The Association of Chief Police Officers (ACPO), the higher education admissions service (UCAS) and the Financial Ombudsman service had already been consulted on becoming FOIable (to coin a word), and the necessary statutory instrument will be drawn up in short order. A much longer list of public authorities will now be consulted on joining this far from select band. In addition, bodies jointly funded by public authorities will no longer be able to escape the widening bounds of the Act.

So what is the justification for bodies becoming subject to FOI? It is common for people to say that if bodies receive public funding, they should be open to public scrutiny. Many, if not all, of the bodies proposed for inclusion will fall into this category.

So should it be a two-way street? What if bodies lose public funding? Does that mean that they should be removed from FOI?

Higher education is an example. And to some, quite a persuasive one. Even before the recent cuts, some leading figures in universities were pointing out that most of their funding does not come from the Government. The Registrar of the University of Warwick, speaking on Radio 4′s You and Your’s in October 2010, pointed out that only 25% of that university’s funding came from the public purse (and this is not an unusual figure). How much greater the argument for removing universities from FOI when many will soon receive much less, especially those which do not offer science courses.

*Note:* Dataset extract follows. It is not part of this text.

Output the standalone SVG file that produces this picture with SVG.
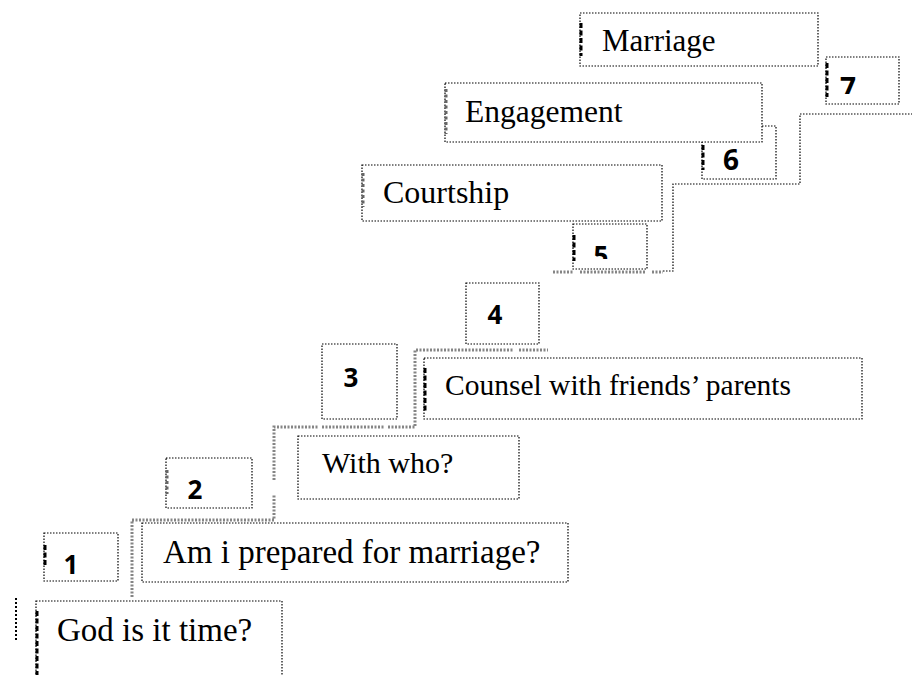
<svg xmlns="http://www.w3.org/2000/svg" width="912" height="675" viewBox="0 0 912 675">
<style>
.box{fill:#fff;stroke:#000;stroke-width:1.2;stroke-dasharray:1.5 1.5}
.lbl{font-family:"Liberation Serif","Times New Roman",serif;font-size:31px;fill:#000}
.num{font-family:"Noto Sans","Open Sans",sans-serif;font-weight:bold;font-size:26px;fill:#000;text-anchor:middle}
.thick{stroke:#000;stroke-width:3;stroke-dasharray:5 2.5;fill:none}
.thickg{stroke:#666;stroke-width:3;stroke-dasharray:3 2.5;fill:none}
.gc{stroke:#858585;stroke-width:3;stroke-dasharray:2 1.5;fill:none}
.tc{stroke:#000;stroke-width:1.2;stroke-dasharray:1.5 1.5;fill:none}
</style>
<defs>
<clipPath id="c5"><rect x="573" y="224" width="75" height="35"/></clipPath>
<clipPath id="c7"><rect x="826" y="57" width="74" height="37"/></clipPath>
</defs>
<rect width="912" height="675" fill="#fff"/>
<g id="connectors">
<line x1="16" y1="598" x2="16" y2="642" stroke="#000" stroke-width="2" stroke-dasharray="2 2"/>
<polyline class="gc" points="132,597 132,520 274,520 274,494"/>
<polyline class="gc" points="274,480 274,427 318,427"/>
<polyline class="gc" points="322,427 384,427"/>
<polyline class="gc" points="388,427 415,427 415,350 513,350"/>
<polyline class="gc" points="519,350 548,350"/>
<polyline class="gc" points="553,272 573,272"/>
<polyline class="gc" points="580,272 646,272"/>
<polyline class="gc" points="652,272 663,272"/>
<polyline class="tc" points="663,271 673,271 673,184 800,184 800,114 912,114"/>
</g>
<g id="n1-god">
<rect class="box" x="36" y="601" width="246" height="80"/>
<line class="thick" x1="37" y1="611" x2="37" y2="675"/>
<text class="lbl" x="57" y="641" style="font-size:33px">God is it time?</text>
</g>
<g id="n-1">
<rect class="box" x="44" y="533" width="74" height="48"/>
<line class="thick" x1="45" y1="545" x2="45" y2="567"/>
<text class="num" x="71" y="574">1</text>
</g>
<g id="n2-prepared">
<rect class="box" x="142" y="523" width="426" height="59"/>
<text class="lbl" x="163" y="563" style="font-size:33px">Am i prepared for marriage?</text>
</g>
<g id="n-2">
<rect class="box" x="166" y="458" width="86" height="50"/>
<line class="thickg" x1="167" y1="470" x2="167" y2="494"/>
<text class="num" x="195" y="499">2</text>
</g>
<g id="n3-who">
<rect class="box" x="298" y="436" width="221" height="63"/>
<text class="lbl" x="322" y="473" style="font-size:30px">With who?</text>
</g>
<g id="n-3">
<rect class="box" x="322" y="344" width="75" height="75"/>
<text class="num" x="351" y="387">3</text>
</g>
<g id="n4-counsel">
<rect class="box" x="424" y="358" width="438" height="61"/>
<line class="thick" x1="425" y1="368" x2="425" y2="412"/>
<text class="lbl" x="445" y="395" style="font-size:29.5px">Counsel with friends’ parents</text>
</g>
<g id="n-4">
<rect class="box" x="466" y="283" width="73" height="61"/>
<text class="num" x="495" y="324">4</text>
</g>
<g id="n-5">
<rect class="box" x="573" y="224" width="74" height="45"/>
<line class="thick" x1="574" y1="235" x2="574" y2="261"/>
<text class="num" x="601" y="265" clip-path="url(#c5)">5</text>
</g>
<g id="n5-courtship">
<rect class="box" x="362" y="165" width="300" height="56"/>
<line class="thickg" x1="363" y1="173" x2="363" y2="207"/>
<text class="lbl" x="383" y="203" style="font-size:32px">Courtship</text>
</g>
<g id="n-6">
<rect class="box" x="702" y="126" width="74" height="53"/>
<line class="thick" x1="703" y1="145" x2="703" y2="170"/>
<text class="num" x="731" y="170" style="font-size:28px">6</text>
</g>
<g id="n6-engagement">
<rect class="box" x="445" y="83" width="317" height="59"/>
<line class="thickg" x1="446" y1="89" x2="446" y2="134"/>
<text class="lbl" x="465" y="122" style="font-size:31.5px">Engagement</text>
</g>
<g id="n7-marriage">
<rect class="box" x="580" y="13" width="238" height="53"/>
<line class="thick" x1="581" y1="23" x2="581" y2="56"/>
<text class="lbl" x="602" y="51">Marriage</text>
</g>
<g id="n-7">
<rect class="box" x="826" y="57" width="73" height="47"/>
<line class="thick" x1="827" y1="63" x2="827" y2="97"/>
<text class="num" x="848" y="98" clip-path="url(#c7)" style="font-size:28px">7</text>
</g>
</svg>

The Government would probably argue that despite a reduction in public money, higher education institutions will still receive some government funding. And they have been very careful with their language in making these latest announcements. Mr Clegg’s words on the subject were:

“if an organisation’s behaviour and decisions have clear consequences for the public good, people must be able to see right into the heart of them.”

And the MOJ announcement talks about “public bodies which perform functions of a public nature”. Given this, I think it’s highly unlikely that the Government will seriously consider removing universities and other higher education institutions from FOI.

That said, with a Government keen to move many public functions outside of the public purse and into the ‘Big Society’, I wonder if we will hear more calls for FOI reform in the other direction.